Halakhic life is a life of balance and careful weighing of advantages and disadvantages that are inherent in any choice. There are no shortcuts, “ein patentim” as my teacher Rav Amital z’l would repeat time and again. 

The harder times become pressure grows to distort our halakhic thinking in pursuit of a short - cut that can make this hard work of balance unnecessary. Rav Ovadia Yosef, zechuto yagen aleinu, wrote about Rav Chaim Brisker and his devotion to the value of human life. 

והנני להזכיר כאן מה שכתב הרה”ג דב כ”ץ בספר הגות ודעות בשם הגאון האדיר רבי חיים סולובייצ’יק מבריסק זצ”ל, שבימי מלחמת עולם העולמית, אשר רבים חללים הפילה ועצומים כל הרוגיה, ונהרגו גם כן הרבה מאחינו בית ישראל, אמרו לו להגר”ח בתוך כדי שיחה, שאילו לפחות המלחמה הזאת היתה מביאה את הגאולה אולי כדי היה הדבר. גער בהם הגר”ח ואמר: מוטב שידחו כמה גאולות מישראל, ואל תאבד נפש אחת מישראל. ואילו היתה באה שאלה לפנינו, שאם על ידי קרבן של אדם אחד מישראל יבוא המשיח, בודאי שהיינו פוסקים, שמוטב שלא יבוא המשיח, ולא ימות אדם אחד מישראל. כי הלא פיקוח נפש דוחה כל מצות שבתורה ובכלל זה אף משיח והגאולה

During the First World War, when the death and destruction, among Jews and Gentiles alike was overwhelming, someone said to Rav Haim, in the midst of a conversation, that, at least, this war could bring redemption and thus, in some way be worth the losses. Rav Haim roared in outrage and said, “it is better to push off many potential “redemptions” for Israel rather than lose one single life

. מוטב שידחו כמה גאולות מישראל, ואל תאבד נפש אחת

 מישראל. ואילו היתה באה שאלה לפנינו, שאם על ידי קרבן של אדם אחד מישראל יבוא המשיח, בודאי שהיינו פוסקים, שמוטב שלא יבוא המשיח, ולא ימות אדם אחד מישראל.

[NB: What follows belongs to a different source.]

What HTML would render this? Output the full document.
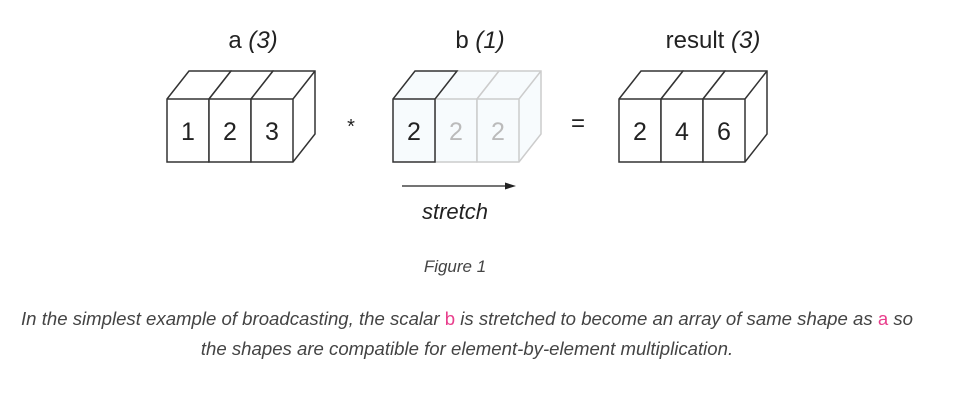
<!DOCTYPE html>
<html><head><meta charset="utf-8"><style>
body{margin:0;background:#fff;width:964px;height:406px;overflow:hidden;font-family:"Liberation Sans",sans-serif}
svg{position:absolute;left:0;top:0}
.cap{position:absolute;left:0;width:934px;text-align:center;font-style:italic;color:#444;font-size:18.6px;line-height:30px}
.code{color:#e83e8c;font-style:normal}
</style></head><body>
<svg width="964" height="406">
<g font-family="Liberation Sans,sans-serif" fill="#222" font-size="24" text-anchor="middle">
<text x="253" y="48">a <tspan font-style="italic">(3)</tspan></text>
<text x="480" y="48">b <tspan font-style="italic">(1)</tspan></text>
<text x="713" y="48">result <tspan font-style="italic">(3)</tspan></text>
<text x="351" y="133" font-size="20">*</text>
<text x="578" y="131" font-size="24">=</text>
<text x="455" y="219" font-size="22" font-style="italic">stretch</text>
</g>
<line x1="402" y1="186" x2="508" y2="186" stroke="#222" stroke-width="1.2"/>
<polygon points="516,186 505,182.5 505,189.5" fill="#222"/>
<g id="boxes"></g>
</svg>
<div class="cap" style="top:252px;width:910px;font-size:17px">Figure 1</div>
<div class="cap" style="top:304px">In the simplest example of broadcasting, the scalar <span class="code">b</span> is stretched to become an array of same shape as <span class="code">a</span> so<br>the shapes are compatible for element-by-element multiplication.</div>
<script>
const arrays=[
 {name:'a',x:167,vals:['1','2','3'],faded:[false,false,false]},
 {name:'b',x:393,vals:['2','2','2'],faded:[false,true,true]},
 {name:'result',x:619,vals:['2','4','6'],faded:[false,false,false]}
];
const g=document.getElementById('boxes');
const W=42,T=99,B=162,DX=22,DY=-28,NS='http://www.w3.org/2000/svg';
function el(t,a){const e=document.createElementNS(NS,t);for(const k in a)e.setAttribute(k,a[k]);g.appendChild(e);return e;}
arrays.forEach(arr=>{
 const hasFaded=arr.faded.some(f=>f);
 [true,false].forEach(pass=>{
 arr.vals.forEach((v,i)=>{
  if(arr.faded[i]!==pass)return;
  const x=arr.x+i*W,c=arr.faded[i]?'#ccc':'#333';
  const fill=arr.name==='b'?'#f7fbfd':'#fff';
  const solidOnly=hasFaded&&!arr.faded[i];
  let d;
  if(solidOnly){
   d=`M${x},${B} L${x},${T} L${x+DX},${T+DY} L${x+W+DX},${T+DY} L${x+W},${T} L${x+W},${B} Z`;
  }else{
   d=`M${x},${T} L${x+DX},${T+DY} L${x+W+DX},${T+DY} L${x+W+DX},${B+DY} L${x+W},${B} L${x},${B} Z`;
  }
  const p=el('path',{d:d,fill:fill,stroke:c,'stroke-width':1.5});
  
  
  if(solidOnly){
   el('path',{d:`M${x},${T} L${x+W},${T}`,fill:'none',stroke:c,'stroke-width':1.5});
  }else{
   el('path',{d:`M${x},${T} L${x+W},${T} L${x+W},${B} M${x+W},${T} L${x+W+DX},${T+DY}`,fill:'none',stroke:c,'stroke-width':1.5});
  }
  const t=el('text',{x:x+W/2,y:T+41,'text-anchor':'middle','font-size':25,'font-family':'Liberation Sans,sans-serif',fill:arr.faded[i]?'#bbb':'#222'});
  t.textContent=v;
  
  
 });});
});
</script>
</body></html>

And if the question were to be posed before us, that if, through the sacrifice of one Jewish person, we could bring Mashiach, we would of course rule that it would be better for Mashiach not to come, rather than have one single Jew die. For after all, does not Saving a life push off every mitzvah in the Torah, and certainly bringing redemption and Mashiach is included.

I doubt any of us will have to decide between bringing redemption and saving a life. But even questions that seem small from the outside - the time of davening, the location of a minyan, can arouse people’s passionate  opposition such that they fail to realize the value on the other side of whatever the matter under discussion may be. 

Every religious value we embrace means there’s another one that we aren’t prioritizing at that moment. The trick of living in a community is to try to make sure that different communal decisions prioritize different values, so that we can live out as many of them as possible. 

Like the Gemara about the kohen, you can sometimes decide to prioritize one value over another, but there are mandates that we can never entirely ignore. Maybe that is the larger message of Emor - being holy - which is not actually a life of extremes, but a life of balance.